The retail segment saw revenue grow by 7.1% to R16.7 billion, driven mainly by comparable pharmacy store sales, which rose by 4.8%. Dis-Chem added seven new retail pharmacy locations, expanding its network to 274 retail pharmacies and 53 baby stores.

In its wholesale division, Dis-Chem achieved a 10% increase in revenue, totalling R15 billion. This growth came from strong demand among independent pharmacies and The Local Choice (TLC) franchise network.

Sales to external customers surged by 26.6% as more independent pharmacies partnered with Dis-Chem’s streamlined supply chain solutions. The TLC network expanded to 221 stores, up from 205 in February, as more independent pharmacies joined the franchise.

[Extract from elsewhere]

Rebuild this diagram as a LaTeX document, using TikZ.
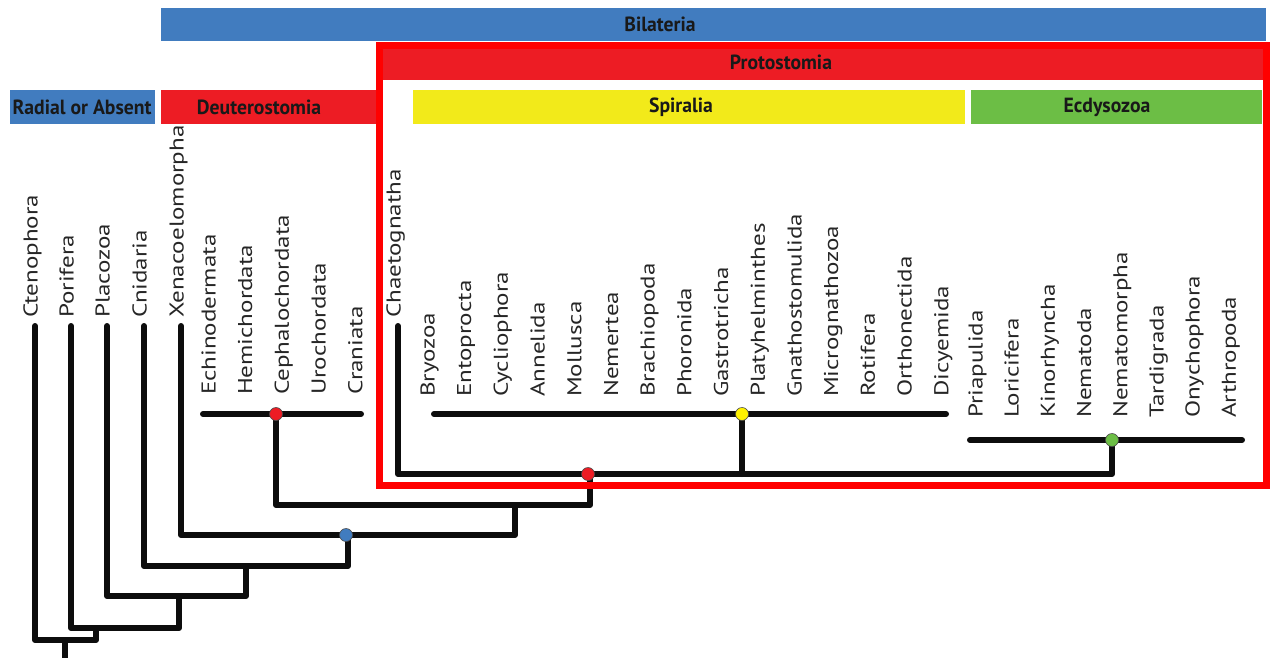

Strategic focus on sustainable value drives profitability

CEO Rui Morais attributed Dis-Chem’s financial performance to a focused growth strategy for sustainable shareholder returns. Key to this was a new staffing model that optimised payroll costs, contributing to positive operating leverage.

Dis-Chem plans to add 137,000 square meters to its retail footprint over three years. Thirteen new pharmacy stores are expected to open by year-end, with four already operational. This expansion aligns with Dis-Chem’s strategy to deepen its reach and meet the growing demand for accessible healthcare solutions across South Africa.